Motörhead - Aftershock [Mini-Recensione]
Dicevo, parlando dei Pearl Jam nella mia ultima recensione musicale, che mi pareva di notare una certa perdita di smalto, qualche compromesso (musicale & non) di troppo dettato forse dall’età, forse da una grinta lasciata in pensione
Ecco, parlare dell’ultimissimo disco dei Motörhead non potrebbe pormi in una condizione più diversa:
Lemmy Kilmister (classe 1945) accompagnato al solito dalla batteria dello svedese Mikkey Dee e dalla chitarra dell’italo-gallese (stando a wikipedia almeno, confesso che sta cosa non la sapevo) Phil Campbell dimostra che, per farla breve, il suo power trio continua ad averci due palle così
Solito rock’n’roll pesantissimo, principale ispiratore del thrash metal delle origini (a cui a ben vedere è sopravvissuto in migliori condizioni) ma anche moltissimo blues in Dust and Glass, nella meravigliosa Lost Woman Blues (appunto) e sparso (in modi più o meno aggressivi) in tanti pezzi qua e la
Insomma, i Motörhead fanno i Motörhead: possono essere confrontati solo con loro stessi, e dal confronto Aftershock ne esce bene.

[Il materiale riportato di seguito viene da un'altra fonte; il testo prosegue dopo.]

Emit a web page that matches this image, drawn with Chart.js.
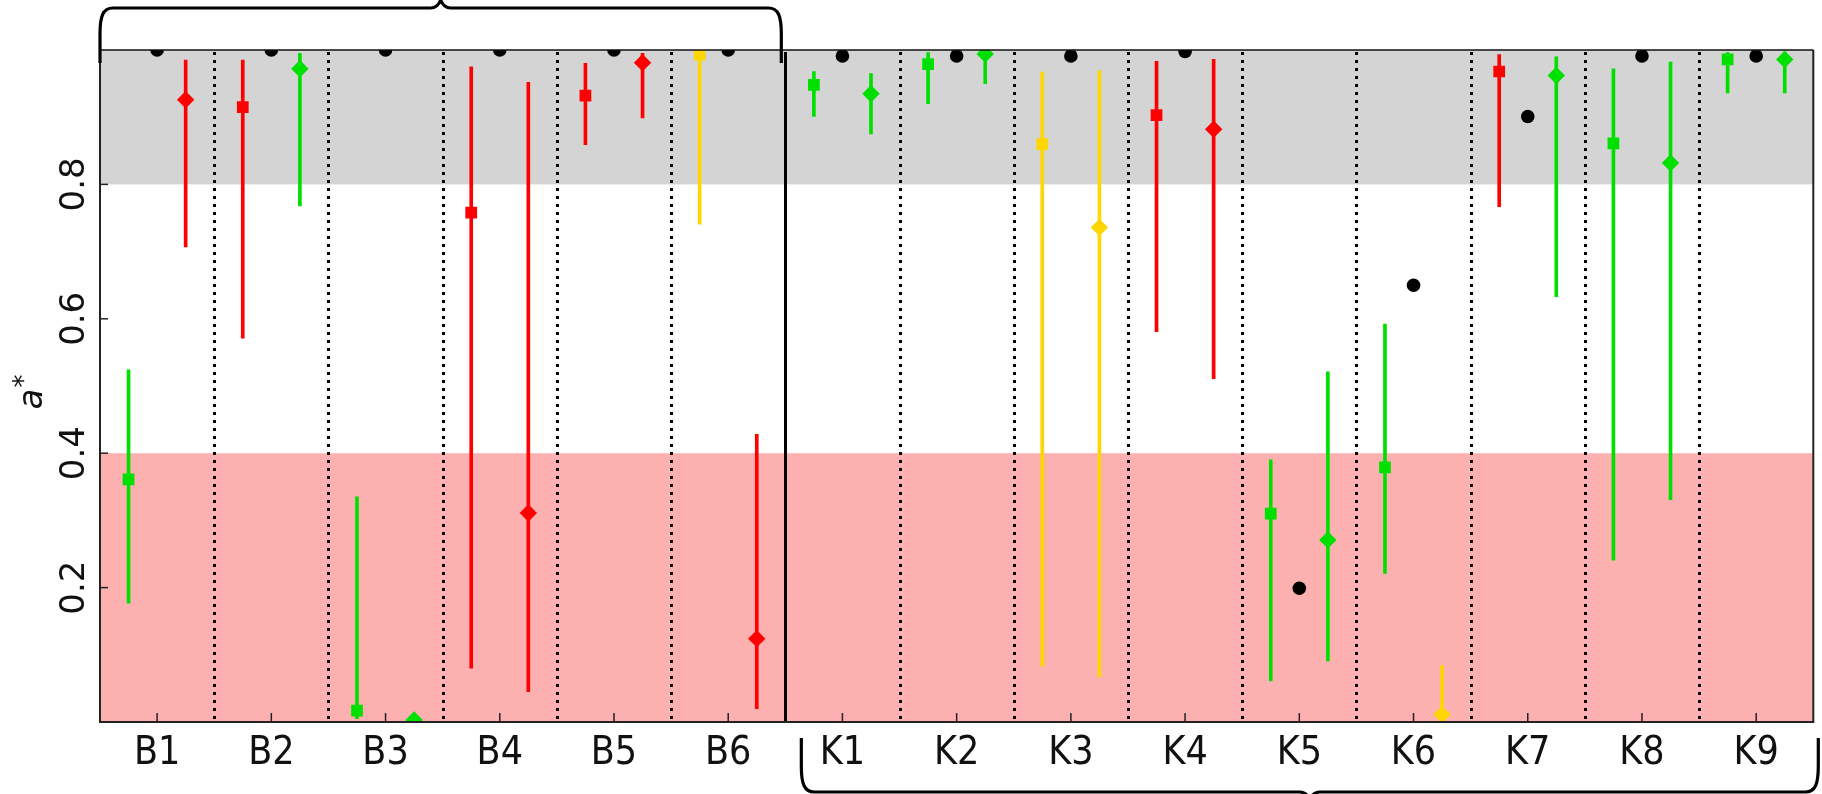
<!DOCTYPE html>
<html>
<head>
<meta charset="utf-8">
<script src="https://cdn.jsdelivr.net/npm/chart.js@4.4.0/dist/chart.umd.min.js"></script>
<style>
    html, body { margin: 0; padding: 0; background: #ffffff; }
    #wrap { width: 1822px; height: 794px; position: relative; }
</style>
</head>
<body>
<div id="wrap"><canvas id="chart"></canvas></div>
<script>
// Catégories (groupe B puis groupe K)
const categories = ['B1', 'B2', 'B3', 'B4', 'B5', 'B6', 'K1', 'K2', 'K3', 'K4', 'K5', 'K6', 'K7', 'K8', 'K9'];

// Carrés (à gauche de chaque catégorie)
const squareValue = [0.361, 0.915, 0.017, 0.758, 0.932, 0.993, 0.948, 0.979, 0.860, 0.903, 0.310, 0.379, 0.968, 0.861, 0.986];
const squareLow   = [0.177, 0.571, 0.005, 0.080, 0.859, 0.741, 0.901, 0.920, 0.083, 0.581, 0.061, 0.221, 0.767, 0.241, 0.936];
const squareHigh  = [0.524, 0.985, 0.335, 0.975, 0.980, 1.000, 0.968, 0.996, 0.967, 0.983, 0.390, 0.592, 0.993, 0.972, 0.996];

// Points noirs (au centre)
const circleValue = [1.0, 1.0, 1.0, 1.0, 1.0, 1.0, 0.991, 0.991, 0.991, 0.998, 0.199, 0.650, 0.901, 0.991, 0.991];

// Losanges (à droite de chaque catégorie)
const diamondValue = [0.926, 0.972, 0.003, 0.311, 0.981, 0.124, 0.935, 0.994, 0.736, 0.882, 0.271, 0.011, 0.962, 0.832, 0.986];
const diamondLow   = [0.707, 0.768, null, 0.045, 0.899, 0.020, 0.875, 0.950, 0.067, 0.511, 0.091, 0.000, 0.633, 0.331, 0.936];
const diamondHigh  = [0.985, 0.995, null, 0.952, 0.995, 0.428, 0.965, 1.000, 0.969, 0.986, 0.521, 0.084, 0.990, 0.982, 0.997];

// Ticks de l'axe y
const yTickValues = [0.2, 0.4, 0.6, 0.8];

// Couleurs par marqueur (style, séparé des valeurs)
const squareColor  = ['g', 'r', 'g', 'r', 'r', 'y', 'g', 'g', 'y', 'r', 'g', 'g', 'r', 'g', 'g'];
const diamondColor = ['r', 'g', 'g', 'r', 'r', 'r', 'g', 'g', 'y', 'r', 'g', 'y', 'g', 'g', 'g'];
const palette = { g: '#00e000', r: '#ff0000', y: '#ffd700' };

const SLOT = 0.25;          // décalage des carrés / losanges
const GROUP_SPLIT = 5.5;    // séparation B | K
const FONT = '"DejaVu Sans", "Liberation Sans", sans-serif';

function errorBars(values, low, high, colors, offset) {
    const data = [];
    const bg = [];
    values.forEach(function(v, i) {
        if (low[i] === null || high[i] === null) return;
        data.push({ x: i + offset, y: [low[i], high[i]] });
        bg.push(palette[colors[i]]);
    });
    return { data: data, bg: bg };
}

const squareErr = errorBars(squareValue, squareLow, squareHigh, squareColor, -SLOT);
const diamondErr = errorBars(diamondValue, diamondLow, diamondHigh, diamondColor, SLOT);

// Décor : bandes, séparateurs, cadre, graduations, accolades
const decorPlugin = {
    id: 'decor',
    beforeDatasetsDraw: function(chart) {
        const ctx = chart.ctx;
        const a = chart.chartArea;
        const xs = chart.scales.x;
        const ys = chart.scales.y;
        ctx.save();
        ctx.beginPath();
        ctx.rect(a.left, a.top, a.right - a.left, a.bottom - a.top);
        ctx.clip();

        // bandes
        ctx.fillStyle = '#d4d4d4';
        ctx.fillRect(a.left, ys.getPixelForValue(1), a.right - a.left, ys.getPixelForValue(0.8) - ys.getPixelForValue(1));
        ctx.fillStyle = '#fdb0b0';
        ctx.fillRect(a.left, ys.getPixelForValue(0.4), a.right - a.left, ys.getPixelForValue(0) - ys.getPixelForValue(0.4));

        // séparateurs entre catégories
        for (let i = 0; i < categories.length - 1; i++) {
            const v = i + 0.5;
            const px = Math.round(xs.getPixelForValue(v)) + 0.5;
            ctx.beginPath();
            if (v === GROUP_SPLIT) {
                ctx.setLineDash([]);
                ctx.lineWidth = 3;
                ctx.strokeStyle = '#000';
            } else {
                ctx.setLineDash([3, 5]);
                ctx.lineWidth = 3;
                ctx.strokeStyle = '#000';
            }
            ctx.moveTo(px, a.top + 2);
            ctx.lineTo(px, a.bottom);
            ctx.stroke();
        }
        ctx.restore();
    },
    afterDatasetsDraw: function(chart) {
        const ctx = chart.ctx;
        const a = chart.chartArea;
        const xs = chart.scales.x;
        const ys = chart.scales.y;
        ctx.save();
        ctx.setLineDash([]);

        // cadre
        ctx.strokeStyle = '#222';
        ctx.lineWidth = 2;
        ctx.beginPath();
        ctx.moveTo(a.left, a.top);
        ctx.lineTo(a.left, a.bottom);
        ctx.lineTo(a.right, a.bottom);
        ctx.lineTo(a.right, a.top);
        ctx.stroke();
        ctx.lineWidth = 1.5;
        ctx.strokeStyle = '#111';
        ctx.beginPath();
        ctx.moveTo(a.left, a.top);
        ctx.lineTo(a.right, a.top);
        ctx.stroke();

        // graduations vers l'intérieur
        ctx.lineWidth = 1.5;
        ctx.strokeStyle = '#222';
        categories.forEach(function(c, i) {
            const px = xs.getPixelForValue(i);
            ctx.beginPath();
            ctx.moveTo(px, a.bottom);
            ctx.lineTo(px, a.bottom - 9);
            ctx.stroke();
        });
        yTickValues.forEach(function(v) {
            const py = ys.getPixelForValue(v);
            ctx.beginPath();
            ctx.moveTo(a.left, py);
            ctx.lineTo(a.left + 8, py);
            ctx.stroke();
        });
        ctx.restore();
    },
    afterDraw: function(chart) {
        const ctx = chart.ctx;
        const xs = chart.scales.x;
        const ys = chart.scales.y;
        ctx.save();

        // étiquettes y tournées
        ctx.fillStyle = '#111';
        ctx.font = '34px ' + FONT;
        ctx.textAlign = 'center';
        ctx.textBaseline = 'middle';
        yTickValues.forEach(function(v) {
            ctx.save();
            ctx.translate(75, ys.getPixelForValue(v));
            ctx.rotate(-Math.PI / 2);
            ctx.fillText(v.toFixed(1), 0, 0);
            ctx.restore();
        });

        // titre de l'axe y : a*
        ctx.save();
        ctx.translate(33, 399);
        ctx.rotate(-Math.PI / 2);
        ctx.font = 'italic 34px ' + FONT;
        ctx.fillText('a', 0, 0);
        ctx.font = '26px ' + FONT;
        ctx.fillText('*', 18, -8);
        ctx.restore();

        // accolades
        ctx.strokeStyle = '#000';
        ctx.lineWidth = 3.2;
        ctx.lineJoin = 'round';
        const topL = xs.getPixelForValue(-0.5);
        const topR = xs.getPixelForValue(GROUP_SPLIT) - 4;
        drawBrace(ctx, topL, topR, 63, 8, -8);
        const botL = xs.getPixelForValue(GROUP_SPLIT) + 16;
        const botR = xs.getPixelForValue(categories.length - 0.5) + 5;
        drawBrace(ctx, botL, botR, 738, 792, 8);
        ctx.restore();
    }
};

// Accolade : extrémités à yEnd, barre à yBar, pointe de hauteur tip
function drawBrace(ctx, x1, x2, yEnd, yBar, tip) {
    const mid = (x1 + x2) / 2;
    const r = 13;
    const dir = yBar < yEnd ? -1 : 1;
    ctx.beginPath();
    ctx.moveTo(x1, yEnd);
    ctx.lineTo(x1, yBar - dir * 26);
    ctx.bezierCurveTo(x1, yBar - dir * 8, x1 + 3, yBar, x1 + r, yBar);
    ctx.lineTo(mid - 10, yBar);
    ctx.quadraticCurveTo(mid - 3, yBar, mid, yBar + tip);
    ctx.quadraticCurveTo(mid + 3, yBar, mid + 10, yBar);
    ctx.lineTo(x2 - r, yBar);
    ctx.bezierCurveTo(x2 - 3, yBar, x2, yBar - dir * 8, x2, yBar - dir * 26);
    ctx.lineTo(x2, yEnd);
    ctx.stroke();
}

const chart = new Chart(document.getElementById('chart'), {
    type: 'scatter',
    data: {
        datasets: [
            {
                label: 'carrés',
                data: squareValue.map(function(v, i) { return { x: i - SLOT, y: v }; }),
                pointStyle: 'rect',
                pointRadius: 8.3,
                pointBackgroundColor: squareColor.map(function(c) { return palette[c]; }),
                pointBorderWidth: 0,
                clip: 0,
                order: 0
            },
            {
                label: 'points',
                data: circleValue.map(function(v, i) { return { x: i, y: v }; }),
                pointStyle: 'circle',
                pointRadius: 6.8,
                pointBackgroundColor: '#000',
                pointBorderWidth: 0,
                clip: 0,
                order: 0
            },
            {
                label: 'losanges',
                data: diamondValue.map(function(v, i) { return { x: i + SLOT, y: v }; }),
                pointStyle: 'rectRot',
                pointRadius: 8.7,
                pointBackgroundColor: diamondColor.map(function(c) { return palette[c]; }),
                pointBorderWidth: 0,
                clip: 0,
                order: 0
            },
            {
                type: 'bar',
                label: 'erreur carrés',
                data: squareErr.data,
                backgroundColor: squareErr.bg,
                barThickness: 3,
                borderWidth: 0,
                grouped: false,
                order: 1
            },
            {
                type: 'bar',
                label: 'erreur losanges',
                data: diamondErr.data,
                backgroundColor: diamondErr.bg,
                barThickness: 3,
                borderWidth: 0,
                grouped: false,
                order: 1
            }
        ]
    },
    options: {
        responsive: true,
        maintainAspectRatio: false,
        animation: false,
        devicePixelRatio: 1,
        events: [],
        layout: { padding: { top: 50, right: 8, left: 0, bottom: 0 } },
        plugins: {
            legend: { display: false },
            tooltip: { enabled: false }
        },
        scales: {
            x: {
                type: 'linear',
                min: -0.5,
                max: categories.length - 0.5,
                bounds: 'data',
                offset: false,
                afterBuildTicks: function(axis) {
                    axis.ticks = categories.map(function(c, i) { return { value: i }; });
                },
                afterFit: function(axis) { axis.height = 72; },
                ticks: {
                    autoSkip: false,
                    maxRotation: 0,
                    minRotation: 0,
                    padding: 0,
                    color: '#111',
                    font: { family: '"DejaVu Sans Condensed", "DejaVu Sans", sans-serif', size: 39 },
                    callback: function(value) { return categories[value]; }
                },
                grid: { display: false, offset: false },
                border: { display: false }
            },
            y: {
                type: 'linear',
                min: 0,
                max: 1,
                bounds: 'data',
                afterBuildTicks: function(axis) {
                    axis.ticks = yTickValues.map(function(v) { return { value: v }; });
                },
                afterFit: function(axis) { axis.width = 100; },
                ticks: { display: false },
                grid: { display: false },
                border: { display: false }
            }
        }
    },
    plugins: [decorPlugin]
});
</script>
</body>
</html>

Anzi, a dirla tutta ne esce proprio benissimo:
è un album grezzo, cattivo, con tratti splendidamente malinconici (è sempre strano dirlo, ma io credo che in pochi abbiano portato al metal/hardrock una carica tristemente disperata come la voce di Lemmy nelle ballad) e che, per quanto assolutamente classico e per nulla originale, grazie al peculiare stile della band riesce a non suonare come la solita minestra riscaldata
Semplicemente, è un disco fottutamente bello che non può non piacere ad un fan del gruppo, e che se avete un lungo polveroso viaggio da affrontare rappresenta una splendida, giurassica colonna sonora capace di aprire affettuosamente il didietro al vostro ipod carico di Dubstep.
Quindi, come direbbe il buon Walter White, tread lightly.